Дежурный врач сочувственно осмотрел поступившую на усыпление собаку и кивнул санитарам. Однако что-то заставило его задержать носилки. Нет, он вовсе не собирался лечить эту развалину, он видел воочию, что смертельный исход неизбежен, и все-таки медлил.
Досадуя на себя, врач потер переносицу длинным худым пальцем. Он всегда так делал, чтобы сосредоточиться. «Письмо!» — осенило его. Торопливо пройдя в кабинет, он выдвинул стол и отыскал пожелтевший конверт. В нем лежало письмо, адресованное всем ветлечебницам города и области с просьбой помочь в розыске пропавшего черного терьера. В письме сообщался адрес и телефон Сундукова П. Е.
Врач был обязательным человеком и устыдил себя за то, что своевременно не написал ответа. Еще раз потерев переносье, он решительно снял трубку.
Петр Ефимович приехал минут через двадцать. Он не сразу узнал в полумертвой собаке того гладкого и жизнерадостного щенка, которого оставил несколько месяцев назад в сквере.
Опустившись на колени, Сундуков бережно погладил Чапа. И тут умирающий пес очнулся, задрожал всем телом; прекрасный, забытый образ первого хозяина вспыхнул вдруг в его памяти.
— Чап, Чапочка, Чапик милый, — с трудом сдерживая слезы, шептал Сундуков и все гладил его. — Как ты подрос без меня, зверь ты мой, как ты подрос без меня…
Чап застонал от пронзительного ощущения счастья; за одну эту минуту он готов был снова пройти через все свои злоключения, он так мечтал об этой минуте! В нем даже возникла надежда, что хозяин спасет его, но она погасла, потому что в голосе хозяина не услышал надежды. Да что там! Главное, хозяин был с ним рядом, и ощущение счастья не проходило.
— А сейчас ступайте, — приказал врач. — Остальное вам смотреть не нужно.
— Доктор! — в мучительном отчаянье сказал Сундуков. — Ну неужели ничего нельзя сделать?!
Врач покачал головой. Стиснув зубы, Сундуков круто повернулся к выходу и пошел из камеры. Уже в коридоре он услыхал страдающий, человеческий зов собаки, прижался лицом к промозглой стене и беззвучно затрясся.
Мимо шли санитары и удивленно переглядывались, о чем плачет здесь этот седой посторонний старик.
Комната старости
Флигель выходил фасадом на улицу. Назывался он строением номер два, так как назвать корпусом в свое время постеснялись — слишком уж был неказист и мал. Построили его в прошлом веке, в расчете на одно семейство. Верхний этаж занимали, вероятно, хозяева, нижний — прислуга. Теперь это были две коммунальные квартиры, населенные матерями-одиночками и одинокими стариками. Исключение составлял разве что Михаил Иванович из угловой: он проживал с дочерью Марьей Михайловной, тоже пенсионеркой, и правнуком Мишкой.

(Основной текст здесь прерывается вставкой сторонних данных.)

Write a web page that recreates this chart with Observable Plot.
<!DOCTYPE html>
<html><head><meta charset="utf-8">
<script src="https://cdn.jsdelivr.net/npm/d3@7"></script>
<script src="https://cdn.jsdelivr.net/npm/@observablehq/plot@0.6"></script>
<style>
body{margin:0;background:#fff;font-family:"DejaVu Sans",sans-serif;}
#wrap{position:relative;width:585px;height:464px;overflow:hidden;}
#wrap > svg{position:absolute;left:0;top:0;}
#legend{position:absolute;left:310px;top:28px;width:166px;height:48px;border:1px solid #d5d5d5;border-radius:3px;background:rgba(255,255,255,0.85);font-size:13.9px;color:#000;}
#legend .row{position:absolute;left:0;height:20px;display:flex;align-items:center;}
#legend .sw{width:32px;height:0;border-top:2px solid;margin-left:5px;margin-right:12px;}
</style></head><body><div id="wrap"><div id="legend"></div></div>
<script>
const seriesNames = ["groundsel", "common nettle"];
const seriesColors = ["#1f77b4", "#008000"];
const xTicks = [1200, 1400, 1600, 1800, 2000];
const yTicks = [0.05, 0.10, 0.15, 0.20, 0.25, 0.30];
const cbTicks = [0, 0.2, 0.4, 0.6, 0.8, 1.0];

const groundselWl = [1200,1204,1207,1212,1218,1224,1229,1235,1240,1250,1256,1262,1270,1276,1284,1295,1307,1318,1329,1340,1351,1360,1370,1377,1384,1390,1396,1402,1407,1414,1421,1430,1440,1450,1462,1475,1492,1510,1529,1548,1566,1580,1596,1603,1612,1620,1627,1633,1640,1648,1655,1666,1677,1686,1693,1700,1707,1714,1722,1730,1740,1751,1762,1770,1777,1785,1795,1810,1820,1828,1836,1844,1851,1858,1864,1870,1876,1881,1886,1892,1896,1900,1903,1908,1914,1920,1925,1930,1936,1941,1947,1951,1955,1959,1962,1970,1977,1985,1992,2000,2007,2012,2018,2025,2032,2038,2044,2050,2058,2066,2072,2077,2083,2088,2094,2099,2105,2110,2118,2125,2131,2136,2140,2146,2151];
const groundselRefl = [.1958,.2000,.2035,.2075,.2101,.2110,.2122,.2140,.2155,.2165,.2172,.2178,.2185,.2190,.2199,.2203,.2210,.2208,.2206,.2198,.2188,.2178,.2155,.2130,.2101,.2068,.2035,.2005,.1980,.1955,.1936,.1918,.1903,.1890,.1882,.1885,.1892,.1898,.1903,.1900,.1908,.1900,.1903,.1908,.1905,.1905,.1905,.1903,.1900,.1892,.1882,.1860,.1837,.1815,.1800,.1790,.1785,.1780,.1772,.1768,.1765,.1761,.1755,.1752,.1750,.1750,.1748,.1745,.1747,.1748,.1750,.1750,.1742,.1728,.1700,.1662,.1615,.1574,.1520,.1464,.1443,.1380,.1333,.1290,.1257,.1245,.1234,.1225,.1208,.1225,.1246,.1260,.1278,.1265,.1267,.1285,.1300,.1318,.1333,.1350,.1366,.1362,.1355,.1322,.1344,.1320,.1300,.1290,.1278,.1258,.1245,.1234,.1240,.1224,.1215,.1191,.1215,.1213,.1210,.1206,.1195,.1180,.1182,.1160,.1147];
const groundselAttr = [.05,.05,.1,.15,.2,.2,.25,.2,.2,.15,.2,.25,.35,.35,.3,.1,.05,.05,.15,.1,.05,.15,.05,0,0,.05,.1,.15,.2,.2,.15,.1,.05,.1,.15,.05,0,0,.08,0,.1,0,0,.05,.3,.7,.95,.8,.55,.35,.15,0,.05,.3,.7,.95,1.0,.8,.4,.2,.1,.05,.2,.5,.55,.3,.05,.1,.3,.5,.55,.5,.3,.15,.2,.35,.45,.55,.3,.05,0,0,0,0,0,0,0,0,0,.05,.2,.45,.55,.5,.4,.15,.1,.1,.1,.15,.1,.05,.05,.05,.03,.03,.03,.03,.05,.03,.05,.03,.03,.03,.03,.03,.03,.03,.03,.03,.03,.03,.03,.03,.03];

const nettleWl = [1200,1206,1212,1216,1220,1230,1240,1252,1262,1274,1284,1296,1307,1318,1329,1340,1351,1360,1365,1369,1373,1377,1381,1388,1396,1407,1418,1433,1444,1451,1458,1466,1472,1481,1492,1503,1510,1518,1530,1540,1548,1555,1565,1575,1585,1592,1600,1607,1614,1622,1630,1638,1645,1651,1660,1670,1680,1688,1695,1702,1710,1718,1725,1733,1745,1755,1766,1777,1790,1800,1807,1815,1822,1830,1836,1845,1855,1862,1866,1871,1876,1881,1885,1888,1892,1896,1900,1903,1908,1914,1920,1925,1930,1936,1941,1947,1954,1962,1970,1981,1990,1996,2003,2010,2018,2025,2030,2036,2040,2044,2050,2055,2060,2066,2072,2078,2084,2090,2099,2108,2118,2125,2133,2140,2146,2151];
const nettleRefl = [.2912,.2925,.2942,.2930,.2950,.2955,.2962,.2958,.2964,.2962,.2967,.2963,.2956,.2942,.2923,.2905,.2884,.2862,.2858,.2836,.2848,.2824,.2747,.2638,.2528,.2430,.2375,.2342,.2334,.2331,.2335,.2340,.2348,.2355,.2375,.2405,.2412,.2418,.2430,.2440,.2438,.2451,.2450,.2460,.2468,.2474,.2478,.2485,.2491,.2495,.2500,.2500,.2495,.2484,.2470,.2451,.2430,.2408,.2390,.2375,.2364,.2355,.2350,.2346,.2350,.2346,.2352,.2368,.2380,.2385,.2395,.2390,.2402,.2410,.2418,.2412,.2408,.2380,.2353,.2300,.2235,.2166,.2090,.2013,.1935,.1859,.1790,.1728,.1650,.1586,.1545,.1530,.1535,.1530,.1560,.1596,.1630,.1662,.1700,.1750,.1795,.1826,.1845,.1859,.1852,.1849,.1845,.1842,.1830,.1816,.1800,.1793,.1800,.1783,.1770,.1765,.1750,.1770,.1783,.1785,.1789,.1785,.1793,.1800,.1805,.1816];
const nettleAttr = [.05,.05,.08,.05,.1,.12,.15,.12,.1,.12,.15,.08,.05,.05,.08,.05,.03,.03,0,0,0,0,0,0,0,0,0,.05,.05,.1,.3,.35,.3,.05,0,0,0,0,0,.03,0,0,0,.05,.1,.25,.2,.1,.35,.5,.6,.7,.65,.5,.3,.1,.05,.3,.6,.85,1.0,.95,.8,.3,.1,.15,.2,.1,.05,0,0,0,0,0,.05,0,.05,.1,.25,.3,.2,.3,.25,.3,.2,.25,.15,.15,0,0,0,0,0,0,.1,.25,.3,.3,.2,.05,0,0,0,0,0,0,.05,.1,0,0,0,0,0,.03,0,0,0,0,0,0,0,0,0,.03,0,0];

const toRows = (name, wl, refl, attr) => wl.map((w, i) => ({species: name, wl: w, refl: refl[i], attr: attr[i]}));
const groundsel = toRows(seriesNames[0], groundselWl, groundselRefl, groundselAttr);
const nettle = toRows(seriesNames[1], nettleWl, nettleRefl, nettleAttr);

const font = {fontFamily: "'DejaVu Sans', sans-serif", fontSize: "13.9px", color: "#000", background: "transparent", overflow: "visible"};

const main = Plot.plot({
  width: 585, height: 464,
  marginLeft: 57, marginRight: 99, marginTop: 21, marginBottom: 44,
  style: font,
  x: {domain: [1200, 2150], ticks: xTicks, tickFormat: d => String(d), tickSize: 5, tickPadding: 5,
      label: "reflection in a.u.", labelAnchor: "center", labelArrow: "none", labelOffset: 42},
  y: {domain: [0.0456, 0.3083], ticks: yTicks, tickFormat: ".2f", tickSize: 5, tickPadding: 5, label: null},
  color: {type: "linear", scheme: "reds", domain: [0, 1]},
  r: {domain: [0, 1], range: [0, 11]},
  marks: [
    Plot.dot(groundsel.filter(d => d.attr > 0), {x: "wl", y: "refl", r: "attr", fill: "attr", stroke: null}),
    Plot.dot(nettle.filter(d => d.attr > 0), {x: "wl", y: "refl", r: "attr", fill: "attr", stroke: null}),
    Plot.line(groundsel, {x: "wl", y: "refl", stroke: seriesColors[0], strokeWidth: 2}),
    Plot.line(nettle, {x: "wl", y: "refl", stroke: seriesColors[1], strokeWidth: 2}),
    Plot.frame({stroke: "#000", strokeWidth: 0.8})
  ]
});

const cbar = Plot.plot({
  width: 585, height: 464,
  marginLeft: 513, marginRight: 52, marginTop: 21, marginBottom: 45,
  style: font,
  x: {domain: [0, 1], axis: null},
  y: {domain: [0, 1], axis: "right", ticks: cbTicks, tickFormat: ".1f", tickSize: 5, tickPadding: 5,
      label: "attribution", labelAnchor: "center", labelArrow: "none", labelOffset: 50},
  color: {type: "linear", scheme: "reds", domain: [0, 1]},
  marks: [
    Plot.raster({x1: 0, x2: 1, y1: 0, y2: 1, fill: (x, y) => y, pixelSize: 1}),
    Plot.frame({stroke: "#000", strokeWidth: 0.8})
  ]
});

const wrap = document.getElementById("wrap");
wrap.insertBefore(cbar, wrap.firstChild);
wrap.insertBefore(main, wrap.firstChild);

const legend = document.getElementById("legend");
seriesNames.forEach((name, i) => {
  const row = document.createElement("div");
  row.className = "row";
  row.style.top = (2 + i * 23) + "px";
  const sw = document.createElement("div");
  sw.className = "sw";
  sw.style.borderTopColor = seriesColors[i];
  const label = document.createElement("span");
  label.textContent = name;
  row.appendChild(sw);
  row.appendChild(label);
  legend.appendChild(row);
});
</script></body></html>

Марья Михайловна, хотя и вышла на пенсию, продолжала работать билетером в кинотеатре, что Мишке было весьма на руку. Вообще, жилось ему тут привольно. Родители его развелись и существовали где-то вдалеке, не причиняя ему никакого вреда.

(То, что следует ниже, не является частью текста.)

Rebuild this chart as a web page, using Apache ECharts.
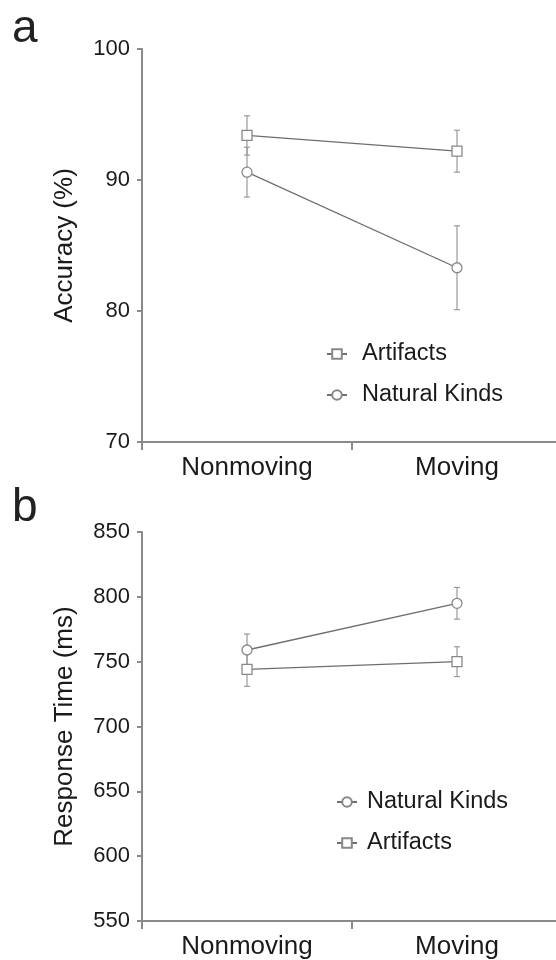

Прадед и правнук чаще всего проводили время вдвоем. По утрам Мишка вкатывал в ванную кресло с дедом и лез под кран.
— Мой руки и ноги до пояса, — требовал Михаил Иванович, если был не в духе.
Мишка пускал тоненькую теплую струйку, нагибался под ней, сонно водил ладошками по плечам. Потом снимал штанишки, влезал в ванну и под той же струйкой мыл себя снизу до живота.

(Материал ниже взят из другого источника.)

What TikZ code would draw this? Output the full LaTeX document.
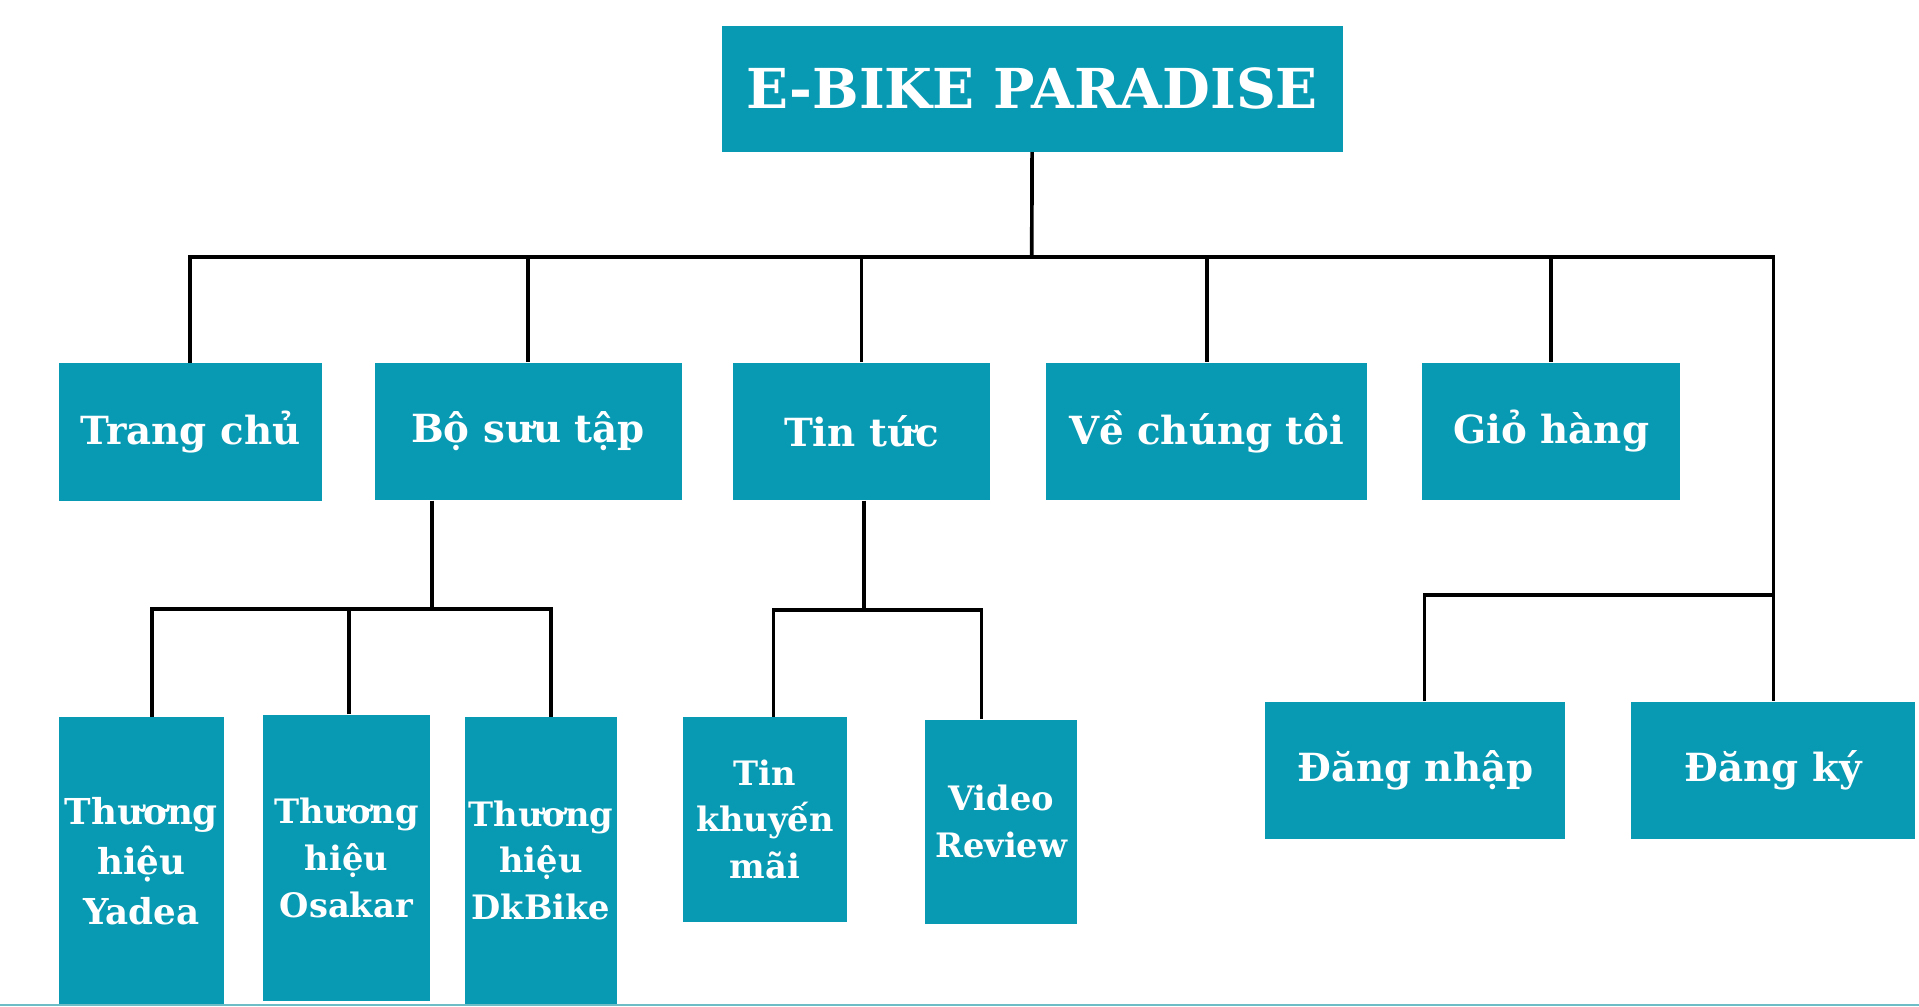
\documentclass[tikz,border=0pt]{standalone}
\usepackage{fontspec}
\setmainfont{DejaVu Serif}
\usepackage{tikz}
\definecolor{bikeblue}{HTML}{0899B3}
\definecolor{edgeline}{HTML}{6CBDC6}

\begin{document}
\begin{tikzpicture}[x=0.6pt,y=-0.6pt,
        box/.style={fill=bikeblue,text=white,inner sep=0pt,align=center},
        big/.style={box,font=\fontsize{19}{23}\selectfont\bfseries,minimum height=67.5pt},
        small/.style={box,font=\fontsize{16.5}{23}\selectfont\bfseries},
        link/.style={black,line width=1.8pt}]
    \useasboundingbox (0,0) rectangle (1568,822);
    % top
    \node[box,font=\fontsize{27}{32}\selectfont\bfseries,minimum width=304.2pt,minimum height=61.8pt] (root) at (843.5,72.5) {E-BIKE PARADISE};
    % first row
    \node[big,minimum width=129pt] (trang) at (155.5,353) {Trang chủ};
    \node[big,minimum width=150.6pt] (bosuu) at (431.5,352.5) {Bộ sưu tập};
    \node[big,minimum width=126pt] (tintuc) at (704,352.5) {Tin tức};
    \node[big,minimum width=157.2pt] (vechung) at (986,352.5) {Về chúng tôi};
    \node[big,minimum width=126.6pt] (giohang) at (1267.5,352.5) {Giỏ hàng};
    % second row
    \node[small,font=\fontsize{17.5}{24.5}\selectfont\bfseries,minimum width=81pt,minimum height=141.6pt] (yadea) at (115.5,704) {Thương\\hiệu\\Yadea};
    \node[small,minimum width=81.6pt,minimum height=140.4pt] (osakar) at (283,701) {Thương\\hiệu\\Osakar};
    \node[small,minimum width=74.4pt,minimum height=140.4pt] (dkbike) at (442,703) {Thương\\hiệu\\DkBike};
    \node[small,minimum width=80.4pt,minimum height=100.2pt] (tinkm) at (625,669.5) {Tin\\khuyến\\mãi};
    \node[small,minimum width=74.4pt,minimum height=100.2pt] (video) at (818,671.5) {Video\\Review};
    \node[big,minimum width=147pt] (dangnhap) at (1156.5,629.5) {Đăng nhập};
    \node[big,minimum width=139.2pt] (dangky) at (1449,629.5) {Đăng ký};
    % bus points
    \coordinate (bus) at (843,210);
    \coordinate (busR) at (1449,210);
    \coordinate (bsbus) at (353,497.5);
    \coordinate (ttbus) at (706,498.5);
    \coordinate (logbus) at (1449,486);
    \draw[link] (root) -- (bus);
    \draw[link] (trang.north) |- (bus);
    \draw[link] (bosuu.north) |- (bus);
    \draw[link] (tintuc.north) |- (bus);
    \draw[link] (vechung.north) |- (bus);
    \draw[link] (giohang.north) |- (bus);
    \draw[link] (bus) -- (busR) -- (dangky.north);
    \draw[link] (bosuu.south -| bsbus) -- (bsbus);
    \draw[link] ([xshift=5.1pt]yadea.north) |- (bsbus);
    \draw[link] ([xshift=1.2pt]osakar.north) |- (bsbus);
    \draw[link] ([xshift=4.8pt]dkbike.north) |- (bsbus);
    \draw[link] (tintuc.south -| ttbus) -- (ttbus);
    \draw[link] ([xshift=4.2pt]tinkm.north) |- (ttbus);
    \draw[link] ([xshift=-9.6pt]video.north) |- (ttbus);
    \draw[link] ([xshift=4.5pt]dangnhap.north) |- (logbus);
    \draw[edgeline,line width=0.8pt] (0,821.3) -- (1568,821.3);
\end{tikzpicture}
\end{document}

— Теперь переходи на личность, — следовал другой приказ.
Мишка умывал лицо.
— Зубы чистить? — спрашивал он обреченно.
— Ни к чему, — отвечал Михаил Иванович. — Все равно выпадут.
— У меня уже многие выпали. И уже есть два новеньких.
— Где? — интересовался старик.
— Вота!
Михаил Иванович заглядывал ему в рот.
— Эти почисти, — решал он.
Мишка брал зубную щетку, обмакивал в порошок и чистил. Потом вкатывал деда в комнату, спрашивал:
— Есть будешь?
Если было воскресенье, Михаил Иванович отказывался. Мишка завтракал в одиночестве, наблюдал, как старик разбирает крючки и лески.